■ **REQUEST**: Using the listing below, output only the lines from the one that contains "Clone this chart in Apache ECharts." through the one that contains "38.3, 42.0, 45.7];", inclusive, exactly as given and without images.

■ **MATERIAL SHOWN**:
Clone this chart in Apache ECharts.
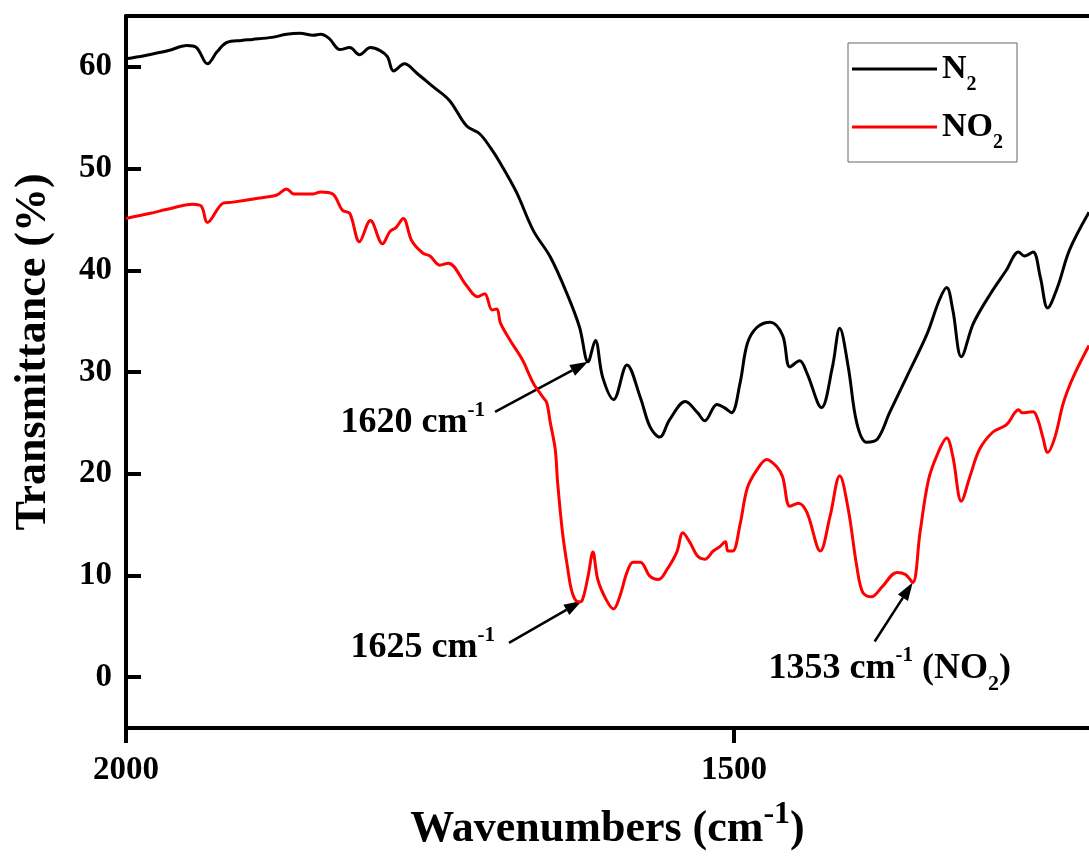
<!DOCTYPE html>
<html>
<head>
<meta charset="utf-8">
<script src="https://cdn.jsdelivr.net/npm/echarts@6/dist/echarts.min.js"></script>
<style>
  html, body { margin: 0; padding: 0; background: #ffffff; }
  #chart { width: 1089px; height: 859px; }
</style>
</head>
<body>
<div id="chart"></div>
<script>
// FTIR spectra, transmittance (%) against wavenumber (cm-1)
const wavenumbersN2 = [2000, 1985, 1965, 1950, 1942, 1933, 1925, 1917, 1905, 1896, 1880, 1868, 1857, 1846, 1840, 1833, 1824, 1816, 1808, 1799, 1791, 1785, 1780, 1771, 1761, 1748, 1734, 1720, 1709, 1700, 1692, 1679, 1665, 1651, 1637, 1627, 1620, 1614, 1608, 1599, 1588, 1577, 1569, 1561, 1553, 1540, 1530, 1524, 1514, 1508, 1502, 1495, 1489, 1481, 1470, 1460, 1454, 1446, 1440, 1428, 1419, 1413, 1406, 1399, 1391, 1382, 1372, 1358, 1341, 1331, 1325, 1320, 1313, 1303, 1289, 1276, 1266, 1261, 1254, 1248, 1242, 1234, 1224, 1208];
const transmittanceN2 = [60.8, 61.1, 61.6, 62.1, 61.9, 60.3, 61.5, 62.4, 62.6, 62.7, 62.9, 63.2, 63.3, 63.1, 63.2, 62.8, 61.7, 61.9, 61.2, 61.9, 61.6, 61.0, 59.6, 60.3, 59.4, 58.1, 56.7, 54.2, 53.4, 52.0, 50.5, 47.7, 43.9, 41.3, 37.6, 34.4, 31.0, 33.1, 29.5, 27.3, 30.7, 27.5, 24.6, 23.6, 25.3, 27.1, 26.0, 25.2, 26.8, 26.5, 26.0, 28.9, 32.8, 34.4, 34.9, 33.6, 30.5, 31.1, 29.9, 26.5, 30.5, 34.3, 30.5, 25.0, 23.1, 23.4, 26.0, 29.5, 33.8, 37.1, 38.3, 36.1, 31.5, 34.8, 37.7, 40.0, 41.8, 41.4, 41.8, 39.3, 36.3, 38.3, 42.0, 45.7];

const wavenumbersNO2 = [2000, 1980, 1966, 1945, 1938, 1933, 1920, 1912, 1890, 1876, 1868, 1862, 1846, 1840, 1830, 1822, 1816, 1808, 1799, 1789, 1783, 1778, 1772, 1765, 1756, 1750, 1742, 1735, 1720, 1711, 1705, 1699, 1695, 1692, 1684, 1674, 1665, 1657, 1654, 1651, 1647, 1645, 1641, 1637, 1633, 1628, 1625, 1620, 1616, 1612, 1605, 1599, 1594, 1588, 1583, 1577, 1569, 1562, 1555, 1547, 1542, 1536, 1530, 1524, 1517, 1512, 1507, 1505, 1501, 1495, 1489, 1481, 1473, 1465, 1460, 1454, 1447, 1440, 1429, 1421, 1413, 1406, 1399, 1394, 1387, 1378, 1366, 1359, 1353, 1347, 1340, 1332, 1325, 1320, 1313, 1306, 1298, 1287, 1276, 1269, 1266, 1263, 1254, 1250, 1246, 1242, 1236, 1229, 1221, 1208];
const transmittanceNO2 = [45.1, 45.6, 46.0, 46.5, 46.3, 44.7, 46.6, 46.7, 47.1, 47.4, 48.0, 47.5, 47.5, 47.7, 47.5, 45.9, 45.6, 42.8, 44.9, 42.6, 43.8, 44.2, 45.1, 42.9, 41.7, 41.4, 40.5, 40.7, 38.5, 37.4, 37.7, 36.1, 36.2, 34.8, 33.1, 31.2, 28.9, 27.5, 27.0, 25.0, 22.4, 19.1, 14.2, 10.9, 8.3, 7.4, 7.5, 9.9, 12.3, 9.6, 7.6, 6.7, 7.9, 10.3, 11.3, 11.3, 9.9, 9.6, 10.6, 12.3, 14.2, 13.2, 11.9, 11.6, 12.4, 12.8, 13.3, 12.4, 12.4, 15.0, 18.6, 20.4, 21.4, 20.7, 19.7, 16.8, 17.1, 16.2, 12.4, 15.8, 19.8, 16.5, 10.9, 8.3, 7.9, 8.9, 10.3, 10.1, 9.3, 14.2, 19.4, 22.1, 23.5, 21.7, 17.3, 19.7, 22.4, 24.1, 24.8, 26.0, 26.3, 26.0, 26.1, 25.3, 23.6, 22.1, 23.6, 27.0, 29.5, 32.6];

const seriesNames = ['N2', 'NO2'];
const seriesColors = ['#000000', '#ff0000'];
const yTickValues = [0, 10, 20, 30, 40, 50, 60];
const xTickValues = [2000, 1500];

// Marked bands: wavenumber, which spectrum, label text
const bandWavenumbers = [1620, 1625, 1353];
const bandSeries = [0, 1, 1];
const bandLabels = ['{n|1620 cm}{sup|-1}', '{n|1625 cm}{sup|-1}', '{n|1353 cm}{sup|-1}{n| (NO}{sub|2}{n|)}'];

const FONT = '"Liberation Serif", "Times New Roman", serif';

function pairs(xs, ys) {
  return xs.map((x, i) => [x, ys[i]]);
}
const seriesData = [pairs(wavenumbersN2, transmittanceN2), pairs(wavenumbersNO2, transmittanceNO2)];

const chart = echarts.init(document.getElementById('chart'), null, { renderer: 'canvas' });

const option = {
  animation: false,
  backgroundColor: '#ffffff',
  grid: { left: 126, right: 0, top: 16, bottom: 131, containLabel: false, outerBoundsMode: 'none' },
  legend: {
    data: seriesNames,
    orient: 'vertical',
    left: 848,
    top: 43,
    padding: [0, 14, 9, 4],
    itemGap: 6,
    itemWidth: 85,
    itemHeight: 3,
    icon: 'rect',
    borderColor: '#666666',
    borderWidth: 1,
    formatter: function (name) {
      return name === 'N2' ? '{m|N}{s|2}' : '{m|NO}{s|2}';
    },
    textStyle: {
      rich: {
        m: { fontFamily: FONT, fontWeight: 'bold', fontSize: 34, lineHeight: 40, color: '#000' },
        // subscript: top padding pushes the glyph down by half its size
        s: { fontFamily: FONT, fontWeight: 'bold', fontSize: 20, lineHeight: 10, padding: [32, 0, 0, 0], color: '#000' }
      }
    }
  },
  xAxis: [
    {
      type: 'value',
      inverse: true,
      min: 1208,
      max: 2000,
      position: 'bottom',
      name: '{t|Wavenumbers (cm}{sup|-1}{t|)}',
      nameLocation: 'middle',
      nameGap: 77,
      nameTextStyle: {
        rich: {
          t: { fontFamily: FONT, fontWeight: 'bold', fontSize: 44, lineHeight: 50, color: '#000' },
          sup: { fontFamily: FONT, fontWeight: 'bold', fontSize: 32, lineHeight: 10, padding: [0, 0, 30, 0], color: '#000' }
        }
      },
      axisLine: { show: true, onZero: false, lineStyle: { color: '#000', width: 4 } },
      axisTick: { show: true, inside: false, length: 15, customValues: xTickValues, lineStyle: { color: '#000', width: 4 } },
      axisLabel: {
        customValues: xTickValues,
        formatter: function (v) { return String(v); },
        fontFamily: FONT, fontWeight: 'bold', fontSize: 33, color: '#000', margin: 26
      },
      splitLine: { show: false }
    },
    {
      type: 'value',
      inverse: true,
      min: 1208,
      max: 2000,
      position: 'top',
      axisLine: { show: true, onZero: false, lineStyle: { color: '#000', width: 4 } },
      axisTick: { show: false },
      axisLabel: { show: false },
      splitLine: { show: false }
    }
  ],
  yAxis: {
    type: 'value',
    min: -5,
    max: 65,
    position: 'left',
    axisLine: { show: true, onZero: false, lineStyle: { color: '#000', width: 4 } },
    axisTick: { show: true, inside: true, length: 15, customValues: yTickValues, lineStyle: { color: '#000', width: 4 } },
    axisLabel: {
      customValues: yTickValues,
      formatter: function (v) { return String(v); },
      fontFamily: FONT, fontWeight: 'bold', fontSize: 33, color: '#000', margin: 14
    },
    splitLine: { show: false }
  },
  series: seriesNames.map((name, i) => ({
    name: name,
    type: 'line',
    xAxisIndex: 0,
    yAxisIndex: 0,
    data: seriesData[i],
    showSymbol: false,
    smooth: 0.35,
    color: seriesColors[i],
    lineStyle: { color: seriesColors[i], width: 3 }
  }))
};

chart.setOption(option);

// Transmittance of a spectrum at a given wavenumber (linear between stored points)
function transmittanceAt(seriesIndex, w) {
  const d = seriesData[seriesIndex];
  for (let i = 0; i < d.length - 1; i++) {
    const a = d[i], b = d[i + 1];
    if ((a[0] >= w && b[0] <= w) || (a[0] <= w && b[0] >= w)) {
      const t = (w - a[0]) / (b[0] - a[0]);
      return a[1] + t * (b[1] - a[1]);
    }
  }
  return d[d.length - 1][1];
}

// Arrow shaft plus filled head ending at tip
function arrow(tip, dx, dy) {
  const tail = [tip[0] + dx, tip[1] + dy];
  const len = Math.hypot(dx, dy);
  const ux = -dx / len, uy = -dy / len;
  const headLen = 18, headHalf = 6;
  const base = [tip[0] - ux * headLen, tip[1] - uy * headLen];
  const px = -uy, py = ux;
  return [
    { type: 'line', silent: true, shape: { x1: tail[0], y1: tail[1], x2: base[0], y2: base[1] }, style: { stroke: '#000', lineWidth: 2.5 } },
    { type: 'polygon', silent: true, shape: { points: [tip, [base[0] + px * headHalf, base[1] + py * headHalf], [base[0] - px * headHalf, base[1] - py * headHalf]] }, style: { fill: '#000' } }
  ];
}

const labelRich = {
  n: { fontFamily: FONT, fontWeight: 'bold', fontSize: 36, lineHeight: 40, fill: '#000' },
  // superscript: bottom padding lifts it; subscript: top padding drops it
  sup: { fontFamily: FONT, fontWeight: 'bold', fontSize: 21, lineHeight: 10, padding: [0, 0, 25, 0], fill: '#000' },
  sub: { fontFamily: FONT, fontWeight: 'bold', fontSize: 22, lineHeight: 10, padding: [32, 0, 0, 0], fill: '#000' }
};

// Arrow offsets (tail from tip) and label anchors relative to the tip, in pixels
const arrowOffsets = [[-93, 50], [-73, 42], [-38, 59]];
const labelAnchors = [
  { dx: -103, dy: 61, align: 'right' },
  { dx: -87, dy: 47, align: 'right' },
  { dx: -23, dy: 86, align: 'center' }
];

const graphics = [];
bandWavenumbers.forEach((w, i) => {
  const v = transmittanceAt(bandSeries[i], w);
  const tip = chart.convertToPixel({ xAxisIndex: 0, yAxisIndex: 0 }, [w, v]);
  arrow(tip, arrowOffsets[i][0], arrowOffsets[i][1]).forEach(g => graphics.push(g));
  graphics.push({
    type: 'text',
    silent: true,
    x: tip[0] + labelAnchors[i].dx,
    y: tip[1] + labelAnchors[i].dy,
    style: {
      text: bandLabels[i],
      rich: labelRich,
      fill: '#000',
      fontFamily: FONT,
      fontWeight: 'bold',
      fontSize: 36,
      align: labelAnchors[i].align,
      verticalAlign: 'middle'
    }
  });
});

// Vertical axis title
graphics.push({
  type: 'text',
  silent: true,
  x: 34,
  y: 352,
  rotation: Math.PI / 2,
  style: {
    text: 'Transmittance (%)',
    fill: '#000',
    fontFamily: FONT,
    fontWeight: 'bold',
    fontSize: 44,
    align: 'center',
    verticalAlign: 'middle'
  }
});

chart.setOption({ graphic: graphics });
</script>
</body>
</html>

* * *

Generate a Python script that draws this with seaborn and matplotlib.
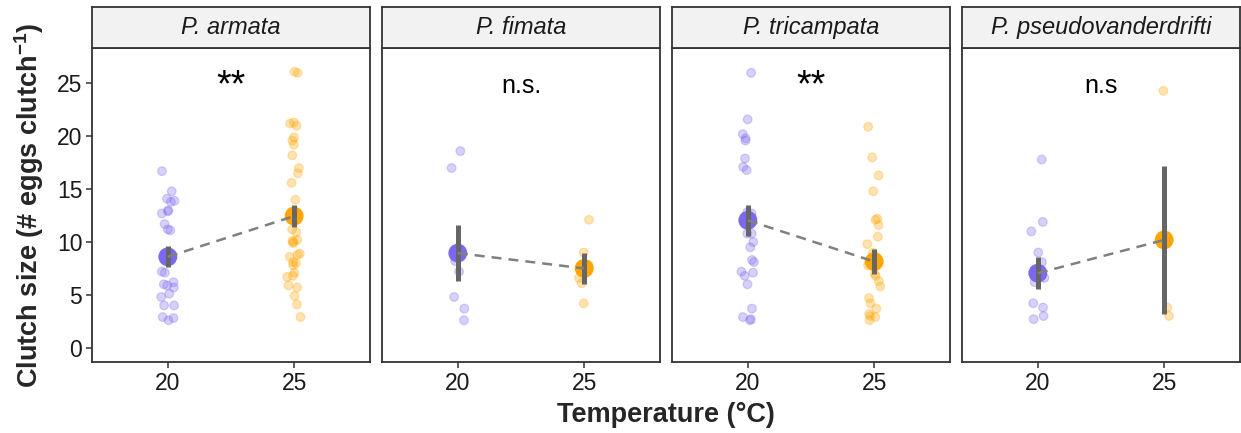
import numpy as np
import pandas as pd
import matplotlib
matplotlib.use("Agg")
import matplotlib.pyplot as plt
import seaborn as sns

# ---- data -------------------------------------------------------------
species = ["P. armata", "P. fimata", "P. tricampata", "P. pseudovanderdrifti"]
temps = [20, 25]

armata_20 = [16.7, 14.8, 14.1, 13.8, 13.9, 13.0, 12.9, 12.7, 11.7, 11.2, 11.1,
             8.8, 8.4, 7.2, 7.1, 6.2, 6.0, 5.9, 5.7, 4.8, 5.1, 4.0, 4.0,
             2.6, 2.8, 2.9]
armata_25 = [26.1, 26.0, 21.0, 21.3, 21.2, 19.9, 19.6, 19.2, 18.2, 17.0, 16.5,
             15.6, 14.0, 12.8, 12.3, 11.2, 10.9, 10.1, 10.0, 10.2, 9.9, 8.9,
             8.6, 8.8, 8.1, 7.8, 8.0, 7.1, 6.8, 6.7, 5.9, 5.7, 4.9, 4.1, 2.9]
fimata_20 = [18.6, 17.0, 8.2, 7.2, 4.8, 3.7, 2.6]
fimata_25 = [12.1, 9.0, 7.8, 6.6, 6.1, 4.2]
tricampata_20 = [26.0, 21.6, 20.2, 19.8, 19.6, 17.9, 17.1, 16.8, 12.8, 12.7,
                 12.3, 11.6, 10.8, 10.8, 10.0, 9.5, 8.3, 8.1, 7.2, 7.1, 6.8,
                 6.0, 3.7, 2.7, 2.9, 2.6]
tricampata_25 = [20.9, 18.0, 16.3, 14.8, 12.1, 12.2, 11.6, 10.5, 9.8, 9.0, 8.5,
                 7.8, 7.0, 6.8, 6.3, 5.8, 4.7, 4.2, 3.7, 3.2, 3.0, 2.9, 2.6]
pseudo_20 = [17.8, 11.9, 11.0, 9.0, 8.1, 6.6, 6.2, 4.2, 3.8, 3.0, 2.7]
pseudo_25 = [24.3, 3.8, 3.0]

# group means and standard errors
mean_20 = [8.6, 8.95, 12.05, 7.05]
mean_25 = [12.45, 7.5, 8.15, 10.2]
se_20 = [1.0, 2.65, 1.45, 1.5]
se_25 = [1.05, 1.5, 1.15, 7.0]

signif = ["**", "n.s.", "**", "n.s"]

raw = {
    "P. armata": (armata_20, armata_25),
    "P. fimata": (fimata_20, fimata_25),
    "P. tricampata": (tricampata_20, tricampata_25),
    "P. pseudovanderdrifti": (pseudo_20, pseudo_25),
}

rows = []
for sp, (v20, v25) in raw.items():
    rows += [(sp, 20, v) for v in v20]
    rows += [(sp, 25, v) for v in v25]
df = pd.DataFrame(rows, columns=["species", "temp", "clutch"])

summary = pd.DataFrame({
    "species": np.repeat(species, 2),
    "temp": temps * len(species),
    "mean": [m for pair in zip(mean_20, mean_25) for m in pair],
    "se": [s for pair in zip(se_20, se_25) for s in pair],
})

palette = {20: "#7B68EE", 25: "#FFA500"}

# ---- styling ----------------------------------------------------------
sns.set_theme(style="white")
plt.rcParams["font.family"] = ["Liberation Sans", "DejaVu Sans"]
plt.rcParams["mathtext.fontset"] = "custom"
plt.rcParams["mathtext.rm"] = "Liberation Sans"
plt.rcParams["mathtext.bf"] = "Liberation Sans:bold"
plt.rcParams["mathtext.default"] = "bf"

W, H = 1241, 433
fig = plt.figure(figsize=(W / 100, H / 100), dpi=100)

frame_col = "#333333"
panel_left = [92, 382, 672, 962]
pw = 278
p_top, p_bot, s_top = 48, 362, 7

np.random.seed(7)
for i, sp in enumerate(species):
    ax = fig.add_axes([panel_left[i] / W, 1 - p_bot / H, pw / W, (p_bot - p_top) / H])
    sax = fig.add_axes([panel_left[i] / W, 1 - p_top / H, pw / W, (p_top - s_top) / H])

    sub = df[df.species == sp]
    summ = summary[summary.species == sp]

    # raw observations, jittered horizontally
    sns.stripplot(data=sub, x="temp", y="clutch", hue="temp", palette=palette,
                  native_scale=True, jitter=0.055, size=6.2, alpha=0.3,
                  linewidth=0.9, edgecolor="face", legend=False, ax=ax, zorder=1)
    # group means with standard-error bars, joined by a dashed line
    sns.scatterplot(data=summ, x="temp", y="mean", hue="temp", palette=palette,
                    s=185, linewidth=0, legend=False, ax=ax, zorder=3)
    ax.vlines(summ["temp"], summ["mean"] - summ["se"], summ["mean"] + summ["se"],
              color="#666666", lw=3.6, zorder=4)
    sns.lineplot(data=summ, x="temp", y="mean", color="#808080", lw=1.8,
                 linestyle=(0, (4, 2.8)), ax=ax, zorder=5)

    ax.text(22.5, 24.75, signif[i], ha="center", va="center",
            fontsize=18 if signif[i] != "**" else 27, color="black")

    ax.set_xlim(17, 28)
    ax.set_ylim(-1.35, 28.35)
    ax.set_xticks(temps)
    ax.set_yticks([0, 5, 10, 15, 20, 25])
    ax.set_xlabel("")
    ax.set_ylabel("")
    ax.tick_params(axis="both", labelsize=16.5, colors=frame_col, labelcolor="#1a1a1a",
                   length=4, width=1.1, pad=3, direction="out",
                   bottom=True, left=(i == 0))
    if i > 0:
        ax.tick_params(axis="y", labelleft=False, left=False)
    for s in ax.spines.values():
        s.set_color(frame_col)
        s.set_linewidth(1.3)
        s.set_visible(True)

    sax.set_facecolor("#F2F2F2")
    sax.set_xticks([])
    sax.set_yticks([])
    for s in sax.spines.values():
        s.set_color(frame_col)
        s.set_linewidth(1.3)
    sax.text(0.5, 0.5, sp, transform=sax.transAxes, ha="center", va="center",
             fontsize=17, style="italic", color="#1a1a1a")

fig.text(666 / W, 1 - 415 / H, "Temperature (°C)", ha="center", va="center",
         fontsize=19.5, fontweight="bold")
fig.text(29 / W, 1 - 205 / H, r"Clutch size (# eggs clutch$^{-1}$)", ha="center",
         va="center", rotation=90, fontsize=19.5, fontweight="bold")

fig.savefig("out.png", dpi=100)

■ **ANSWER TO THIS TASK**:
Clone this chart in Apache ECharts.
<!DOCTYPE html>
<html>
<head>
<meta charset="utf-8">
<script src="https://cdn.jsdelivr.net/npm/echarts@6/dist/echarts.min.js"></script>
<style>
  html, body { margin: 0; padding: 0; background: #ffffff; }
  #chart { width: 1089px; height: 859px; }
</style>
</head>
<body>
<div id="chart"></div>
<script>
// FTIR spectra, transmittance (%) against wavenumber (cm-1)
const wavenumbersN2 = [2000, 1985, 1965, 1950, 1942, 1933, 1925, 1917, 1905, 1896, 1880, 1868, 1857, 1846, 1840, 1833, 1824, 1816, 1808, 1799, 1791, 1785, 1780, 1771, 1761, 1748, 1734, 1720, 1709, 1700, 1692, 1679, 1665, 1651, 1637, 1627, 1620, 1614, 1608, 1599, 1588, 1577, 1569, 1561, 1553, 1540, 1530, 1524, 1514, 1508, 1502, 1495, 1489, 1481, 1470, 1460, 1454, 1446, 1440, 1428, 1419, 1413, 1406, 1399, 1391, 1382, 1372, 1358, 1341, 1331, 1325, 1320, 1313, 1303, 1289, 1276, 1266, 1261, 1254, 1248, 1242, 1234, 1224, 1208];
const transmittanceN2 = [60.8, 61.1, 61.6, 62.1, 61.9, 60.3, 61.5, 62.4, 62.6, 62.7, 62.9, 63.2, 63.3, 63.1, 63.2, 62.8, 61.7, 61.9, 61.2, 61.9, 61.6, 61.0, 59.6, 60.3, 59.4, 58.1, 56.7, 54.2, 53.4, 52.0, 50.5, 47.7, 43.9, 41.3, 37.6, 34.4, 31.0, 33.1, 29.5, 27.3, 30.7, 27.5, 24.6, 23.6, 25.3, 27.1, 26.0, 25.2, 26.8, 26.5, 26.0, 28.9, 32.8, 34.4, 34.9, 33.6, 30.5, 31.1, 29.9, 26.5, 30.5, 34.3, 30.5, 25.0, 23.1, 23.4, 26.0, 29.5, 33.8, 37.1, 38.3, 36.1, 31.5, 34.8, 37.7, 40.0, 41.8, 41.4, 41.8, 39.3, 36.3, 38.3, 42.0, 45.7];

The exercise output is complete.